Recovery pseudo‑code:

@Scheduled(fixedDelay = ScheduleTimeConstants.RESTART_TASK_MILLS)
public void restartTask() {
    List
contextPOS = contextService.queryRunningTask();
    for (TaskFlushExecuteContextPO contextPO : contextPOS) {
        Integer durationMin = calculateTimeSinceLastAlive();
        if (durationMin >= MAX_DURATION_MIN) {
            log.info("act=【restartTask】desc=【任务重新拉起】taskId=【{}】", contextPO.getTaskId());
            int i = contextExtMapper.casUpdateAliveTime();
            if (i > 0) {
                restart0(contextPO, aliveTime);
            }
        }
    }
}

3.9 Smooth Migration

ECP supports both direct index writes and blue‑green migration using a new index, dual‑write, and alias switching to achieve zero‑downtime updates.

3.10 Elegant Logging

Logging is decoupled from business logic using annotation‑driven flow recording.
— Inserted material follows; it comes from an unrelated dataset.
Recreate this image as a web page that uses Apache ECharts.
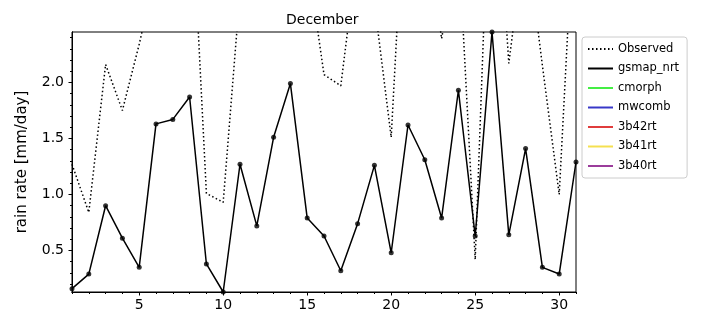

Dynamic values (e.g., task ID) are injected via Spring EL expressions:

@Flow(subjectIdEp = "#taskPO.id", subjectType = SubjectTypeEnum.TASK,
      operateFlowType = OperateFlowTypeEnum.CREATE_TASK,
      content = "'创建任务，任务ID：' + #taskPO.id")
public void saveTaskWithUser(TaskPO taskPO) {
    String name = LoginUserContext.get().getName();
    taskPO.setCreator(name);
    taskPO.setModifier(name);
    taskMapper.insertSelective(taskPO);
}

4 Summary

The ECP implementation demonstrates a comprehensive backend solution for large‑scale data synchronization to Elasticsearch, covering data source heterogeneity, pagination, rate limiting, retry, SPI extensibility, environment isolation, health monitoring, smooth migration, and clean logging.